The restaurant lived up to its reputation; the Internet less so. It worked perfectly for one day and then died. But I heard that I was just unlucky.  I learned the hard way that buying tickets for internal flights before time can easily backfire as not all airlines are reliable with times and flights. Many Nigerians prefer to buy them at the airport before departure to obviate this problem. I had to fly to Abuja, the capital, on business for a night. After a mad, one-hour mid-day dash to the airport through snarled traffic in a battered yellow taxi, I arrived with 15 minutes to spare before departure of the flight on Nigeria’s national airline. The gracious check-in attendant allowed me through and I rushed to the gate – just in time to hear the flight had been delayed indefinitely. Three hours later, we took off, leaving me too little time to get to Abuja in time for a state banquet that evening.

The next day, I checked out, ready to fly back to Lagos in the afternoon after a conference. During the lunch break I learned by chance that my flight had been cancelled. It was the last of the day on Virgin Nigeria and as I had the ticket already, bought in Johannesburg, it would prove expensive to fly back on another airline. I had to re-book for the following day. There are many local airlines operating in Nigeria, although generally only three or four are recommended – Arik Air, Aero Contractors, Bellview and Virgin Nigeria. I learned the hard way that the latter has become unreliable, particularly with internal flights. Do not try to have too many meetings in a day in Nigeria. It is almost the norm to be kept waiting. Visits to government officials in Abuja can mean a wait of several hours without explanation.

It is a lesser problem in business, but still happens. You can arrive for a confirmed appointment to find the person you have arranged to see has just left for another meeting. It is worth making an appointment ahead of time, but it is advisable not to make it too far ahead, as years of difficult logistics and working conditions mean Nigerians are used to being flexible with time.By the time you arrive, your appointment may have got lost in the greater short-term game plan.

However, it is also possible in Nigeria to make appointments at the last minute. People are used to operating on this basis and do not think it rude if you are from out of town. Just as arrangements are easily broken they can also be easily made. Nigeria continues to get a bad press as a place to visit. The heat, noise, general air of chaos and relentless traffic can quickly erode one’s sanity. But although challenges remain, cities such as Lagos and Abuja are light years away from the places I first visited in the early 1990s.

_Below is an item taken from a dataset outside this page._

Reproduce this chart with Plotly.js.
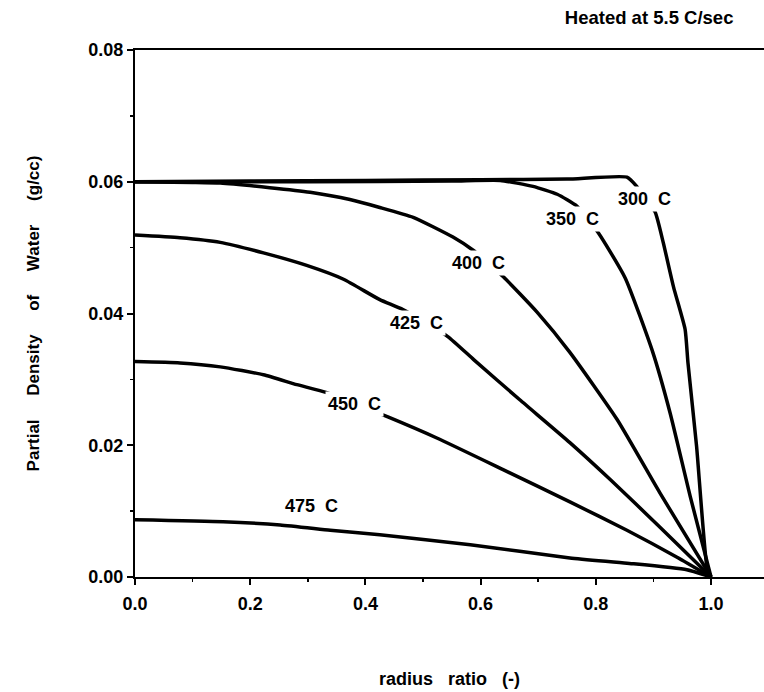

The huge advances in telecommunications, transport and hotel options, the mushrooming of good bars and restaurants, new roads, and the cleaning up of the international and domestic airports in both cities are all major positives for business travellers. However, Nigeria does remain an expensive destination. The cost of using taxis and, particularly, hiring cars with drivers, has risen sharply in the past few years. International credit cards are not usable except in the top hotels, which makes it necessary to carry lots of cash around. Tourism attractions in and around the cities are limited and not well developed, giving ‘trapped’ visitors little to do in their down time. It will be a long time before real tourists, as distinct from business travellers, flock to the country.

But Lagos is quickly becoming the business centre of Africa, and its covenient geographical location could see it competing with Johannesburg in a few years’ time as a continental hub. Visiting Nigeria, and Lagos in particular, is becoming inevitable for anyone serious about doing business in Africa. The trick is to tackle the challenges with equanimity while embracing the adventure. It may be a difficult country for foreigners to negotiate but it is endlessly colourful and interesting – and quite fun once you get the hang of it.